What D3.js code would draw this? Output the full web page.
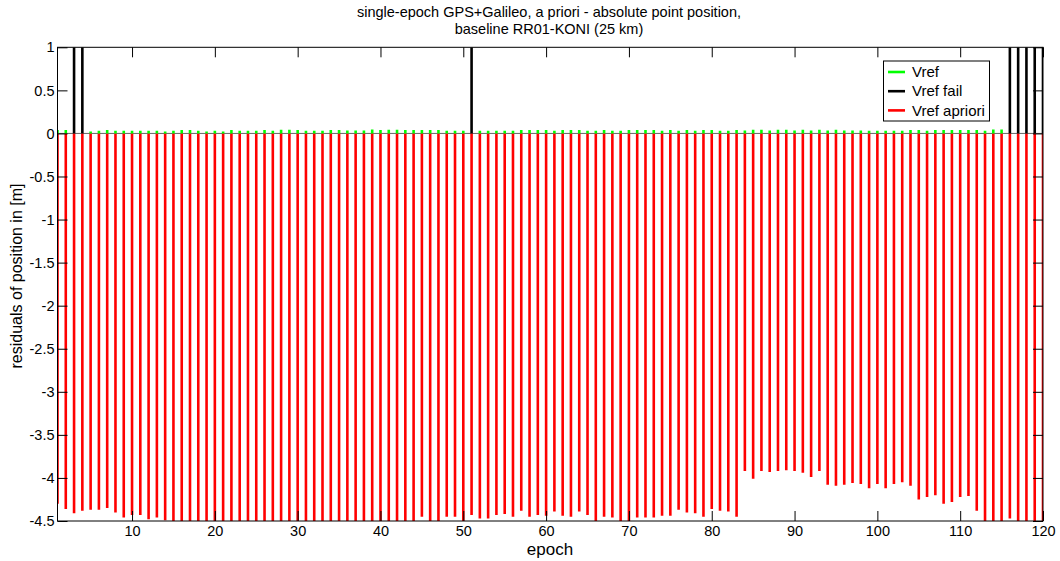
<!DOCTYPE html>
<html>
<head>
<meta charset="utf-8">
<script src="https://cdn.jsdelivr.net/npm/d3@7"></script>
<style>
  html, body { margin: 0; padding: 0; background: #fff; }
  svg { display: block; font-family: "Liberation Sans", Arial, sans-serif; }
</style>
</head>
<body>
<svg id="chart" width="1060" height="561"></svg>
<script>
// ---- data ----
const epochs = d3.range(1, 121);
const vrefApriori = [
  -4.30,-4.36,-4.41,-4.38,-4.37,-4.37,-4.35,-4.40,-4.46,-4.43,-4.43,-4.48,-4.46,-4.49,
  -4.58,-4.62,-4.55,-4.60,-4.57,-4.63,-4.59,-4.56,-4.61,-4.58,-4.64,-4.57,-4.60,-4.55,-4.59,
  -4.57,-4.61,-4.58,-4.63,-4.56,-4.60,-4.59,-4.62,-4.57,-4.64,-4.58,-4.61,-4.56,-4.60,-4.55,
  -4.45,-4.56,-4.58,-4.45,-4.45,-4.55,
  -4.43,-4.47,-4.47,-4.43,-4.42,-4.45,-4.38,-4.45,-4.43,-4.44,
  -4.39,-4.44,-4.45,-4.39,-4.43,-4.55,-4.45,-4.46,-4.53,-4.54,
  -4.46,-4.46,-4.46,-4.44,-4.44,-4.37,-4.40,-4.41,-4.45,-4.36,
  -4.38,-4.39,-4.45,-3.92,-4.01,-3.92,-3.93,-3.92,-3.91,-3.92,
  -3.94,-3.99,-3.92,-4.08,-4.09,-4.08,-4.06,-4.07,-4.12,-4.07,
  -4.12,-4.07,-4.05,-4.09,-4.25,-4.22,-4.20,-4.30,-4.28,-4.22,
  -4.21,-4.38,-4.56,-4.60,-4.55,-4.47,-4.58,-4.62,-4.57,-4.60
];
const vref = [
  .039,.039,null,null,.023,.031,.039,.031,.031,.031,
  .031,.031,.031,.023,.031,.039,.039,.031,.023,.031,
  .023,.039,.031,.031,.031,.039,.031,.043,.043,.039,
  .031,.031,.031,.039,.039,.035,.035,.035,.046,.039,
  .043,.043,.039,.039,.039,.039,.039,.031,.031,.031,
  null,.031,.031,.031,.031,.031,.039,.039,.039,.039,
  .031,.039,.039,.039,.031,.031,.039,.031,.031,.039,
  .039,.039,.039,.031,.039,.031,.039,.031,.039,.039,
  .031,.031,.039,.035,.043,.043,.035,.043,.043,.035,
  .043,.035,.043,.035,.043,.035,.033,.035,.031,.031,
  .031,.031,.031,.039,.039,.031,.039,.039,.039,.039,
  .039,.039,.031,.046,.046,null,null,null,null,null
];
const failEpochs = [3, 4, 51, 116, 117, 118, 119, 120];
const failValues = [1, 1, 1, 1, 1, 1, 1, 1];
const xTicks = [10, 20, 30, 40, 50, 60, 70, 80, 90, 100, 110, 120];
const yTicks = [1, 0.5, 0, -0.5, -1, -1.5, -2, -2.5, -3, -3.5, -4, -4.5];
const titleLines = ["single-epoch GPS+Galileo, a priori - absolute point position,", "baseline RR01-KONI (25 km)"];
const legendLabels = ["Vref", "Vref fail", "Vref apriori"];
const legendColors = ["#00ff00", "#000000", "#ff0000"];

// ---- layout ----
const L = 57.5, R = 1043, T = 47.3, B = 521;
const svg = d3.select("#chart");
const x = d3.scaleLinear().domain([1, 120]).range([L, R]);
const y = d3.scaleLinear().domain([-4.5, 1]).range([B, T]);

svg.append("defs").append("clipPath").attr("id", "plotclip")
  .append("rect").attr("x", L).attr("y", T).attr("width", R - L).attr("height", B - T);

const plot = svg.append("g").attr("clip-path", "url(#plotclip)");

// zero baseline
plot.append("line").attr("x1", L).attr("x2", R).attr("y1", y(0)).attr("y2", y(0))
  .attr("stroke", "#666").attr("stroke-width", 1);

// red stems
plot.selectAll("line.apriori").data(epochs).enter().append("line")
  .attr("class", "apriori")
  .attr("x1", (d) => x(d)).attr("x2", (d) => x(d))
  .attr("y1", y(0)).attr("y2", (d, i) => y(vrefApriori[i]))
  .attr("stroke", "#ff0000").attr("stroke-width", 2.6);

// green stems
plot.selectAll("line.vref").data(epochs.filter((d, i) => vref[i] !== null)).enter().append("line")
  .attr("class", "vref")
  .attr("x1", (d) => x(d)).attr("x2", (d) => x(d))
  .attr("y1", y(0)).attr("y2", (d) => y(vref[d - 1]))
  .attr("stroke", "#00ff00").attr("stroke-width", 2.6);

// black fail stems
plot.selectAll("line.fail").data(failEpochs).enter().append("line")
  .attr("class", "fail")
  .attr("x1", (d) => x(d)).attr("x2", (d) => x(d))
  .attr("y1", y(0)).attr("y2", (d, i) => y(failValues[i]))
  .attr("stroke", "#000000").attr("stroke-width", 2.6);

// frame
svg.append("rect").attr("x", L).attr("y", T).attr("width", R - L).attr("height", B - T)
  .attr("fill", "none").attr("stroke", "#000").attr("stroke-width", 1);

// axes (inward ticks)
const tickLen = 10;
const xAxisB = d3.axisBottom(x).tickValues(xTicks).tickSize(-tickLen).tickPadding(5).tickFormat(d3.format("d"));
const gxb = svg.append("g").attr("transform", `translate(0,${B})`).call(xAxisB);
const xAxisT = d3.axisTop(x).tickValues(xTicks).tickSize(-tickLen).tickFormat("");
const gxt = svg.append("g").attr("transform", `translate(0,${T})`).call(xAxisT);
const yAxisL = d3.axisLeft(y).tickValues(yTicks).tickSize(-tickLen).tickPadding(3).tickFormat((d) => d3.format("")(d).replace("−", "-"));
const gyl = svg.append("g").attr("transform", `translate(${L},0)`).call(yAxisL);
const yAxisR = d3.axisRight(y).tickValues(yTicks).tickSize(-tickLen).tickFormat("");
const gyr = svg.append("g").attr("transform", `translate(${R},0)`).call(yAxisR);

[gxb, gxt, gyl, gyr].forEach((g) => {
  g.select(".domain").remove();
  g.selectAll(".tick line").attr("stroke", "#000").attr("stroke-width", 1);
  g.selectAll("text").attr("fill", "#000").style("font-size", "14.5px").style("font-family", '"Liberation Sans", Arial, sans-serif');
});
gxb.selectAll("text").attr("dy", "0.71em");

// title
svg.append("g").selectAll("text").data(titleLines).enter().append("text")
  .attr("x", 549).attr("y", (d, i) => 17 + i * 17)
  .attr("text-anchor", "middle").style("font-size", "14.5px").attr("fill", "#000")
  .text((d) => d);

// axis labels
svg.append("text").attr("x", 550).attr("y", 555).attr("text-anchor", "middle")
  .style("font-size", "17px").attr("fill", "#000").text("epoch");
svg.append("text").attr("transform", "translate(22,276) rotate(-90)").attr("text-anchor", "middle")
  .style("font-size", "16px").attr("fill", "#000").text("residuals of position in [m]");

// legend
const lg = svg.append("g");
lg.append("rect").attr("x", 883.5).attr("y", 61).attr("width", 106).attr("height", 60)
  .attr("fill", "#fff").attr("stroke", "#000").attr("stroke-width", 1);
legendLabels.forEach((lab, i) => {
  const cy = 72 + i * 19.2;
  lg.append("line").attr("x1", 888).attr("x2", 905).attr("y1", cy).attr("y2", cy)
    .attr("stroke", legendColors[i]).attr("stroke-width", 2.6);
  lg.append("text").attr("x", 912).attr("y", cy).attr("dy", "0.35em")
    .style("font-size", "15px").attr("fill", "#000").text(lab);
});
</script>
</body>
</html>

Objective: Leave out the pictures and copy the rest of the material above exactly.

In response:
What D3.js code would draw this? Output the full web page.
<!DOCTYPE html>
<html>
<head>
<meta charset="utf-8">
<script src="https://cdn.jsdelivr.net/npm/d3@7"></script>
<style>
  html, body { margin: 0; padding: 0; background: #fff; }
  svg { display: block; font-family: "Liberation Sans", Arial, sans-serif; }
</style>
</head>
<body>
<svg id="chart" width="1060" height="561"></svg>
<script>
// ---- data ----
const epochs = d3.range(1, 121);
const vrefApriori = [
  -4.30,-4.36,-4.41,-4.38,-4.37,-4.37,-4.35,-4.40,-4.46,-4.43,-4.43,-4.48,-4.46,-4.49,
  -4.58,-4.62,-4.55,-4.60,-4.57,-4.63,-4.59,-4.56,-4.61,-4.58,-4.64,-4.57,-4.60,-4.55,-4.59,
  -4.57,-4.61,-4.58,-4.63,-4.56,-4.60,-4.59,-4.62,-4.57,-4.64,-4.58,-4.61,-4.56,-4.60,-4.55,
  -4.45,-4.56,-4.58,-4.45,-4.45,-4.55,
  -4.43,-4.47,-4.47,-4.43,-4.42,-4.45,-4.38,-4.45,-4.43,-4.44,
  -4.39,-4.44,-4.45,-4.39,-4.43,-4.55,-4.45,-4.46,-4.53,-4.54,
  -4.46,-4.46,-4.46,-4.44,-4.44,-4.37,-4.40,-4.41,-4.45,-4.36,
  -4.38,-4.39,-4.45,-3.92,-4.01,-3.92,-3.93,-3.92,-3.91,-3.92,
  -3.94,-3.99,-3.92,-4.08,-4.09,-4.08,-4.06,-4.07,-4.12,-4.07,
  -4.12,-4.07,-4.05,-4.09,-4.25,-4.22,-4.20,-4.30,-4.28,-4.22,
  -4.21,-4.38,-4.56,-4.60,-4.55,-4.47,-4.58,-4.62,-4.57,-4.60
];
const vref = [
  .039,.039,null,null,.023,.031,.039,.031,.031,.031,
  .031,.031,.031,.023,.031,.039,.039,.031,.023,.031,
  .023,.039,.031,.031,.031,.039,.031,.043,.043,.039,
  .031,.031,.031,.039,.039,.035,.035,.035,.046,.039,
  .043,.043,.039,.039,.039,.039,.039,.031,.031,.031,
  null,.031,.031,.031,.031,.031,.039,.039,.039,.039,
  .031,.039,.039,.039,.031,.031,.039,.031,.031,.039,
  .039,.039,.039,.031,.039,.031,.039,.031,.039,.039,
  .031,.031,.039,.035,.043,.043,.035,.043,.043,.035,
  .043,.035,.043,.035,.043,.035,.033,.035,.031,.031,
  .031,.031,.031,.039,.039,.031,.039,.039,.039,.039,
  .039,.039,.031,.046,.046,null,null,null,null,null
];
const failEpochs = [3, 4, 51, 116, 117, 118, 119, 120];
const failValues = [1, 1, 1, 1, 1, 1, 1, 1];
const xTicks = [10, 20, 30, 40, 50, 60, 70, 80, 90, 100, 110, 120];
const yTicks = [1, 0.5, 0, -0.5, -1, -1.5, -2, -2.5, -3, -3.5, -4, -4.5];
const titleLines = ["single-epoch GPS+Galileo, a priori - absolute point position,", "baseline RR01-KONI (25 km)"];
const legendLabels = ["Vref", "Vref fail", "Vref apriori"];
const legendColors = ["#00ff00", "#000000", "#ff0000"];

// ---- layout ----
const L = 57.5, R = 1043, T = 47.3, B = 521;
const svg = d3.select("#chart");
const x = d3.scaleLinear().domain([1, 120]).range([L, R]);
const y = d3.scaleLinear().domain([-4.5, 1]).range([B, T]);

svg.append("defs").append("clipPath").attr("id", "plotclip")
  .append("rect").attr("x", L).attr("y", T).attr("width", R - L).attr("height", B - T);

const plot = svg.append("g").attr("clip-path", "url(#plotclip)");

// zero baseline
plot.append("line").attr("x1", L).attr("x2", R).attr("y1", y(0)).attr("y2", y(0))
  .attr("stroke", "#666").attr("stroke-width", 1);

// red stems
plot.selectAll("line.apriori").data(epochs).enter().append("line")
  .attr("class", "apriori")
  .attr("x1", (d) => x(d)).attr("x2", (d) => x(d))
  .attr("y1", y(0)).attr("y2", (d, i) => y(vrefApriori[i]))
  .attr("stroke", "#ff0000").attr("stroke-width", 2.6);

// green stems
plot.selectAll("line.vref").data(epochs.filter((d, i) => vref[i] !== null)).enter().append("line")
  .attr("class", "vref")
  .attr("x1", (d) => x(d)).attr("x2", (d) => x(d))
  .attr("y1", y(0)).attr("y2", (d) => y(vref[d - 1]))
  .attr("stroke", "#00ff00").attr("stroke-width", 2.6);

// black fail stems
plot.selectAll("line.fail").data(failEpochs).enter().append("line")
  .attr("class", "fail")
  .attr("x1", (d) => x(d)).attr("x2", (d) => x(d))
  .attr("y1", y(0)).attr("y2", (d, i) => y(failValues[i]))
  .attr("stroke", "#000000").attr("stroke-width", 2.6);

// frame
svg.append("rect").attr("x", L).attr("y", T).attr("width", R - L).attr("height", B - T)
  .attr("fill", "none").attr("stroke", "#000").attr("stroke-width", 1);

// axes (inward ticks)
const tickLen = 10;
const xAxisB = d3.axisBottom(x).tickValues(xTicks).tickSize(-tickLen).tickPadding(5).tickFormat(d3.format("d"));
const gxb = svg.append("g").attr("transform", `translate(0,${B})`).call(xAxisB);
const xAxisT = d3.axisTop(x).tickValues(xTicks).tickSize(-tickLen).tickFormat("");
const gxt = svg.append("g").attr("transform", `translate(0,${T})`).call(xAxisT);
const yAxisL = d3.axisLeft(y).tickValues(yTicks).tickSize(-tickLen).tickPadding(3).tickFormat((d) => d3.format("")(d).replace("−", "-"));
const gyl = svg.append("g").attr("transform", `translate(${L},0)`).call(yAxisL);
const yAxisR = d3.axisRight(y).tickValues(yTicks).tickSize(-tickLen).tickFormat("");
const gyr = svg.append("g").attr("transform", `translate(${R},0)`).call(yAxisR);

[gxb, gxt, gyl, gyr].forEach((g) => {
  g.select(".domain").remove();
  g.selectAll(".tick line").attr("stroke", "#000").attr("stroke-width", 1);
  g.selectAll("text").attr("fill", "#000").style("font-size", "14.5px").style("font-family", '"Liberation Sans", Arial, sans-serif');
});
gxb.selectAll("text").attr("dy", "0.71em");

// title
svg.append("g").selectAll("text").data(titleLines).enter().append("text")
  .attr("x", 549).attr("y", (d, i) => 17 + i * 17)
  .attr("text-anchor", "middle").style("font-size", "14.5px").attr("fill", "#000")
  .text((d) => d);

// axis labels
svg.append("text").attr("x", 550).attr("y", 555).attr("text-anchor", "middle")
  .style("font-size", "17px").attr("fill", "#000").text("epoch");
svg.append("text").attr("transform", "translate(22,276) rotate(-90)").attr("text-anchor", "middle")
  .style("font-size", "16px").attr("fill", "#000").text("residuals of position in [m]");

// legend
const lg = svg.append("g");
lg.append("rect").attr("x", 883.5).attr("y", 61).attr("width", 106).attr("height", 60)
  .attr("fill", "#fff").attr("stroke", "#000").attr("stroke-width", 1);
legendLabels.forEach((lab, i) => {
  const cy = 72 + i * 19.2;
  lg.append("line").attr("x1", 888).attr("x2", 905).attr("y1", cy).attr("y2", cy)
    .attr("stroke", legendColors[i]).attr("stroke-width", 2.6);
  lg.append("text").attr("x", 912).attr("y", cy).attr("dy", "0.35em")
    .style("font-size", "15px").attr("fill", "#000").text(lab);
});
</script>
</body>
</html>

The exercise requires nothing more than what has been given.